Loin de procéder de la fonction d’arbitrage dévolue par la Constitution à un Chef d’Etat « au-dessus des partis », cette dissolution expose le pays à une séquence chaotique, compte tenu de l’éclatement des forces politiques et du poids des partis hostiles au régime actuel.

Toute ratée qu’elle se révéla in fine, la dissolution du 21 avril 1997 était moins aventureuse car il était a priori raisonnablement « jouable », pour un Président dont la popularité était encore grande et la légitimité électorale encore fraîche (1995), de parvenir à renforcer sa majorité et d’assurer la cohérence de l’action de l’Exécutif jusqu’à la fin de son septennat.

La dissolution du 9 juin 2024, a contrario, ajoute à la confusion politique et à nos déchirements nationaux.

12) La responsabilité politique d’Emmanuel Macron serait-elle engagée en cas d’échec ?

Sur le plan strictement constitutionnel, un échec, même cuisant, ne l’obligerait pas à démissionner.

Cependant, si Emmanuel Macron perd son pari, la crise institutionnelle qu’il aura provoquée se retournera politiquement et moralement contre lui.

En se faisant acteur et scénariste des joutes électorales, il met en jeu sa responsabilité politique. Le RN l’appelait à dissoudre ou à démissionner en cas de défaite de sa liste aux européennes. Il a épousé cette logique en dissolvant. N’est-il pas suicidaire d’épouser la logique de celui qu’on prétend combattre ? Un nouveau désaveu cuisant les 30 juin et 7 juillet devrait logiquement le conduire à un geste aussi théâtral que la dissolution : la démission.
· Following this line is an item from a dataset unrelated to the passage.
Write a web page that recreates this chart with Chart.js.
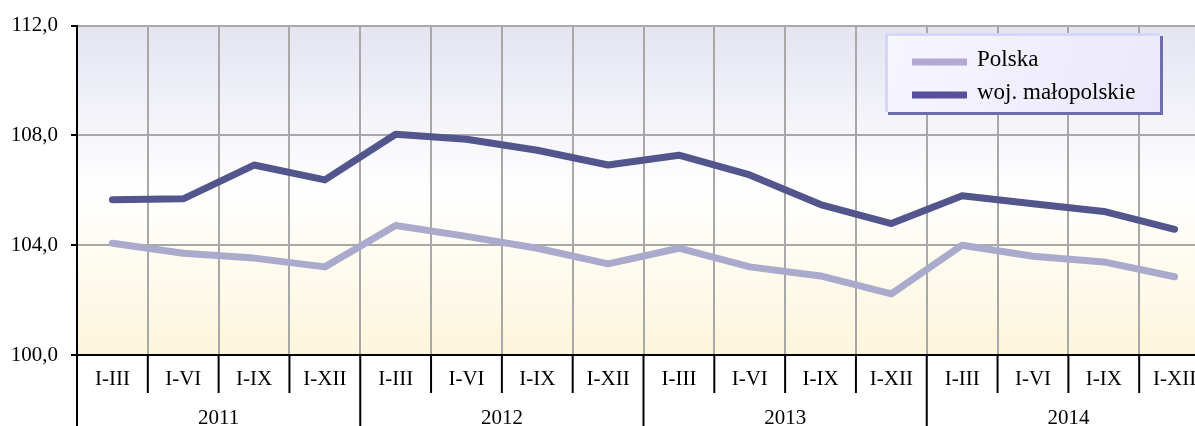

Sauf à parier sur les malheurs de la France en cas de cohabitation…

En tout état de cause, si le pays devient ingouvernable, c’est le garant des institutions qui en portera la responsabilité. Celui qui entend personnifier l’alternative au chaos sera perçu comme un fauteur de chaos. Son geste sera remémoré comme celui d’un Gribouille plutôt que d’un Machiavel.